*Stated task*: Your task is to copy the lines between the line containing "What React, TypeScript" and the line containing "const points = dates.map((d, i)", counting both of those lines, and to emit nothing more.

(Rows from a dataset)
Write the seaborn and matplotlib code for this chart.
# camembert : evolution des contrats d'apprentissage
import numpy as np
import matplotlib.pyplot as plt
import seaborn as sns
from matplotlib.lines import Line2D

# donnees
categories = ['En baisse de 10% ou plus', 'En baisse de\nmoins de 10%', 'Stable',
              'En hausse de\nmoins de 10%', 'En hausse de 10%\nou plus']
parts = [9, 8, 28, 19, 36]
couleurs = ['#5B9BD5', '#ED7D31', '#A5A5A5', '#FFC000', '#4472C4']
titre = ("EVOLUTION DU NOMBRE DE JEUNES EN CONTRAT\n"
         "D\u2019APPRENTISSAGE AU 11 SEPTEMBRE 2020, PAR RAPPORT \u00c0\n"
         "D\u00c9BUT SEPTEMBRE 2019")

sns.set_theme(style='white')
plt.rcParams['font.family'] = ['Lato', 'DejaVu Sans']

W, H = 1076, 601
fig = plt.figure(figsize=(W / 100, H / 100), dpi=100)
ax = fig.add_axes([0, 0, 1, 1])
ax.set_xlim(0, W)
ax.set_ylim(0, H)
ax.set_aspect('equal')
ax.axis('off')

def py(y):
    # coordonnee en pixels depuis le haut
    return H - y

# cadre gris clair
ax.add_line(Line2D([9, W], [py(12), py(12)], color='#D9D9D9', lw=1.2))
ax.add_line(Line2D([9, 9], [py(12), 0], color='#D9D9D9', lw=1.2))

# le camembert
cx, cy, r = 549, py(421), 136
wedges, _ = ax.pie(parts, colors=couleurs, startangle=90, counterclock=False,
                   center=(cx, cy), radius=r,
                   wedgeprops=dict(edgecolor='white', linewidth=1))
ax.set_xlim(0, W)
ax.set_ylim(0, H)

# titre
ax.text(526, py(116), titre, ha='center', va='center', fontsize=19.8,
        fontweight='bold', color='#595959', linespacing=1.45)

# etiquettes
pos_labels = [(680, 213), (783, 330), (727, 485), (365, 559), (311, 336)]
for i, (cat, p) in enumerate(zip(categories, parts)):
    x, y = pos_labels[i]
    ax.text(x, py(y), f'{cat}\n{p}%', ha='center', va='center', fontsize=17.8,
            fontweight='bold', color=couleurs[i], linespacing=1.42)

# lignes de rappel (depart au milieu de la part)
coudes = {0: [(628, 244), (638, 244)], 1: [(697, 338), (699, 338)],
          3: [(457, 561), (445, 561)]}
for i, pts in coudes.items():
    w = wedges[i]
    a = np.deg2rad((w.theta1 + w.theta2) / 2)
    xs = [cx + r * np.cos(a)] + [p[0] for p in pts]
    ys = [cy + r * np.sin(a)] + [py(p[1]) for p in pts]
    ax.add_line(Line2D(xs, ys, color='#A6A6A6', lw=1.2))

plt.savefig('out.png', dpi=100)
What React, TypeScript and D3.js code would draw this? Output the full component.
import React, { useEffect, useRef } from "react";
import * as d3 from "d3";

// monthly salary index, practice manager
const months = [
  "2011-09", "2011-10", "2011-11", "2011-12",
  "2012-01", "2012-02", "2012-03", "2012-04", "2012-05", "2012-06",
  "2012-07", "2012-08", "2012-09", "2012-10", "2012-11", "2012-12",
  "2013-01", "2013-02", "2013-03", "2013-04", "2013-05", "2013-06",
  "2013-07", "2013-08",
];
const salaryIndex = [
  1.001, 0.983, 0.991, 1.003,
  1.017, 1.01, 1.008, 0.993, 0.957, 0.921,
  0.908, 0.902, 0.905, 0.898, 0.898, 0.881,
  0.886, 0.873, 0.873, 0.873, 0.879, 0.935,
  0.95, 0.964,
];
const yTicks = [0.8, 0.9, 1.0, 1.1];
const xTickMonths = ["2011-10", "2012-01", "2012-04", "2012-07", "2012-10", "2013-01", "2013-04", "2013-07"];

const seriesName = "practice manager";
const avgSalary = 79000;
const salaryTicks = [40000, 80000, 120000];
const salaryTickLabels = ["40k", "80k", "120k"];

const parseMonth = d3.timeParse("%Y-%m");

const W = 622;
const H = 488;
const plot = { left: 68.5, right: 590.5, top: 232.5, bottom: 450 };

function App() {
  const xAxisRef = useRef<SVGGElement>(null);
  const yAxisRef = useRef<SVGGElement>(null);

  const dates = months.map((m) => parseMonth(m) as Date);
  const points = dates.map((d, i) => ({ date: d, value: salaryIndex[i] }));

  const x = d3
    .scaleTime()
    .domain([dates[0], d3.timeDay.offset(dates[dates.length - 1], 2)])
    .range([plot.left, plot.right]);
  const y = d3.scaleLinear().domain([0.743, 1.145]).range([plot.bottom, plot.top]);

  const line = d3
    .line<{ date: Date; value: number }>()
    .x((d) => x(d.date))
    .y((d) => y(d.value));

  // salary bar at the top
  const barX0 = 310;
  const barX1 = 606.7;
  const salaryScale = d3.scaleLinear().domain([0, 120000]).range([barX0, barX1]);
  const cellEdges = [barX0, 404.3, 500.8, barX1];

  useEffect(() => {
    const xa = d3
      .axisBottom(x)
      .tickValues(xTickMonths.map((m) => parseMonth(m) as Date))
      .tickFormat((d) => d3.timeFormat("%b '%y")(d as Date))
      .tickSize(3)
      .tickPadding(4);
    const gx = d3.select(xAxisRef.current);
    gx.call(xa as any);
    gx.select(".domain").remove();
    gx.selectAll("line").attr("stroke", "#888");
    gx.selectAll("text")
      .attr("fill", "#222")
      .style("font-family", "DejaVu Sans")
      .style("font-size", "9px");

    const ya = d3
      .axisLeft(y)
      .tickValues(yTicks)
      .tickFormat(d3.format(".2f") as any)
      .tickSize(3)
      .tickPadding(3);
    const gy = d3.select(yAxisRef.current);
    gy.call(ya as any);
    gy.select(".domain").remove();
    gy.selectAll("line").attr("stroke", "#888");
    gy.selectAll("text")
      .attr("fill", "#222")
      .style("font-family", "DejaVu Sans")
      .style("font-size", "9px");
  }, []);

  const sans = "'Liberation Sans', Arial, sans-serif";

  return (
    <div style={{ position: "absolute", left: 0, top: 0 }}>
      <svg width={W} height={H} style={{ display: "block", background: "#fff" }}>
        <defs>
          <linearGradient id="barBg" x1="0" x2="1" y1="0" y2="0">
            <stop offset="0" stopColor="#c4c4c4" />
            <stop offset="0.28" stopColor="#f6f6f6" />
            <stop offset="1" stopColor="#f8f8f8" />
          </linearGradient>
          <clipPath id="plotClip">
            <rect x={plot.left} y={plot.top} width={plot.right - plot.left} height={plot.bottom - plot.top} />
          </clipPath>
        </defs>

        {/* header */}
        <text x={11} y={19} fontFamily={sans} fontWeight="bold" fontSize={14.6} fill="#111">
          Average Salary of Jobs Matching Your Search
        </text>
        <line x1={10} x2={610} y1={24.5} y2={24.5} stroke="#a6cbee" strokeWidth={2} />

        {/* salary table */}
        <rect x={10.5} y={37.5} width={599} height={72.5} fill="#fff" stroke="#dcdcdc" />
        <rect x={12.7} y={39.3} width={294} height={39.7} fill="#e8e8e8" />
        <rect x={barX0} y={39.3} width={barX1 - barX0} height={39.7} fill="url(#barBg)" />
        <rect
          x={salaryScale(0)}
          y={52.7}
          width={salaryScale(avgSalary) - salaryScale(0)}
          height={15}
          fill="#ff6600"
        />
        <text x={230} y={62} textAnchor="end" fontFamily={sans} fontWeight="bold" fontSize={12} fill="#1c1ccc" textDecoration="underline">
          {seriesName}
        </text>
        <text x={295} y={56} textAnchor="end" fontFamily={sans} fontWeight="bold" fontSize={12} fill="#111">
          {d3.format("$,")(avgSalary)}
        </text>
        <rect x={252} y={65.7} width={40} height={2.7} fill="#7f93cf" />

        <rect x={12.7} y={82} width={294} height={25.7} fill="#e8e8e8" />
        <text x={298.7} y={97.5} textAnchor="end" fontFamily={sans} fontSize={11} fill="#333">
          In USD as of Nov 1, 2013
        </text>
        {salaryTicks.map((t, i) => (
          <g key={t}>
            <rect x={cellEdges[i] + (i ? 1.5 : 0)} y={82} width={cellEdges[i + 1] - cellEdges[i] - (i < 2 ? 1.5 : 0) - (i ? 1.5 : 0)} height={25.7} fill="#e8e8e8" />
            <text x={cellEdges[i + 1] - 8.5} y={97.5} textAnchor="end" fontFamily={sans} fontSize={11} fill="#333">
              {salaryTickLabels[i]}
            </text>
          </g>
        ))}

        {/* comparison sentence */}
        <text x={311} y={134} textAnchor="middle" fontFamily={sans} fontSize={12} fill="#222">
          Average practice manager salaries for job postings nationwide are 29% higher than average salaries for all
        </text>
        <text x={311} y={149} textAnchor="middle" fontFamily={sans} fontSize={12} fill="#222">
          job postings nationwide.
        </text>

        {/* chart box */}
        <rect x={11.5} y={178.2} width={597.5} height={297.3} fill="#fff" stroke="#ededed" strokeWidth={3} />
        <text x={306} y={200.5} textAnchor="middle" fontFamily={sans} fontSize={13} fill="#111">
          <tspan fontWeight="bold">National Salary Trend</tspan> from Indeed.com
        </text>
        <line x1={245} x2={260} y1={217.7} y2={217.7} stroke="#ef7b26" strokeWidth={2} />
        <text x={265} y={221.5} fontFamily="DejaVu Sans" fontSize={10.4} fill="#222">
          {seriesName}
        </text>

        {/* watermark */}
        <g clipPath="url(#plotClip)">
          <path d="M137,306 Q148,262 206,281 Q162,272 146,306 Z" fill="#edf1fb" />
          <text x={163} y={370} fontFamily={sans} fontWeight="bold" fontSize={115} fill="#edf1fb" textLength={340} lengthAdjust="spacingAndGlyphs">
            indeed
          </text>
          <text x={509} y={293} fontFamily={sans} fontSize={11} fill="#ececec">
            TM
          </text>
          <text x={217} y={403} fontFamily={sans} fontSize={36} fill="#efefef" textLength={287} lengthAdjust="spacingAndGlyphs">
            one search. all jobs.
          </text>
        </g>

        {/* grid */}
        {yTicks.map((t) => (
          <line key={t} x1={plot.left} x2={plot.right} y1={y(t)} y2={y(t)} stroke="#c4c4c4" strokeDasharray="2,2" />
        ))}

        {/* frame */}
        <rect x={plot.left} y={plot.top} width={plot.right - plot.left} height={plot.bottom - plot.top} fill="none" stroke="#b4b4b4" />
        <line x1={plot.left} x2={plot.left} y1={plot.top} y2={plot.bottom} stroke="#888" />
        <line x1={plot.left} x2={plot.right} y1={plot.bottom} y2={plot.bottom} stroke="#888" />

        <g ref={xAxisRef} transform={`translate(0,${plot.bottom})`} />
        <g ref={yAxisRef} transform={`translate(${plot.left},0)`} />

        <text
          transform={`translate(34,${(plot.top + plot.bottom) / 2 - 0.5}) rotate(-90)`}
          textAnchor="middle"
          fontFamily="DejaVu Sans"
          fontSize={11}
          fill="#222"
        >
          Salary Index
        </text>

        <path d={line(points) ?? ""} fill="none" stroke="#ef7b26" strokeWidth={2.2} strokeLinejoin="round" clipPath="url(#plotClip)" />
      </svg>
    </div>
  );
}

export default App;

*Response for this exercise*:
What React, TypeScript and D3.js code would draw this? Output the full component.
import React, { useEffect, useRef } from "react";
import * as d3 from "d3";

// monthly salary index, practice manager
const months = [
  "2011-09", "2011-10", "2011-11", "2011-12",
  "2012-01", "2012-02", "2012-03", "2012-04", "2012-05", "2012-06",
  "2012-07", "2012-08", "2012-09", "2012-10", "2012-11", "2012-12",
  "2013-01", "2013-02", "2013-03", "2013-04", "2013-05", "2013-06",
  "2013-07", "2013-08",
];
const salaryIndex = [
  1.001, 0.983, 0.991, 1.003,
  1.017, 1.01, 1.008, 0.993, 0.957, 0.921,
  0.908, 0.902, 0.905, 0.898, 0.898, 0.881,
  0.886, 0.873, 0.873, 0.873, 0.879, 0.935,
  0.95, 0.964,
];
const yTicks = [0.8, 0.9, 1.0, 1.1];
const xTickMonths = ["2011-10", "2012-01", "2012-04", "2012-07", "2012-10", "2013-01", "2013-04", "2013-07"];

const seriesName = "practice manager";
const avgSalary = 79000;
const salaryTicks = [40000, 80000, 120000];
const salaryTickLabels = ["40k", "80k", "120k"];

const parseMonth = d3.timeParse("%Y-%m");

const W = 622;
const H = 488;
const plot = { left: 68.5, right: 590.5, top: 232.5, bottom: 450 };

function App() {
  const xAxisRef = useRef<SVGGElement>(null);
  const yAxisRef = useRef<SVGGElement>(null);

  const dates = months.map((m) => parseMonth(m) as Date);
  const points = dates.map((d, i) => ({ date: d, value: salaryIndex[i] }));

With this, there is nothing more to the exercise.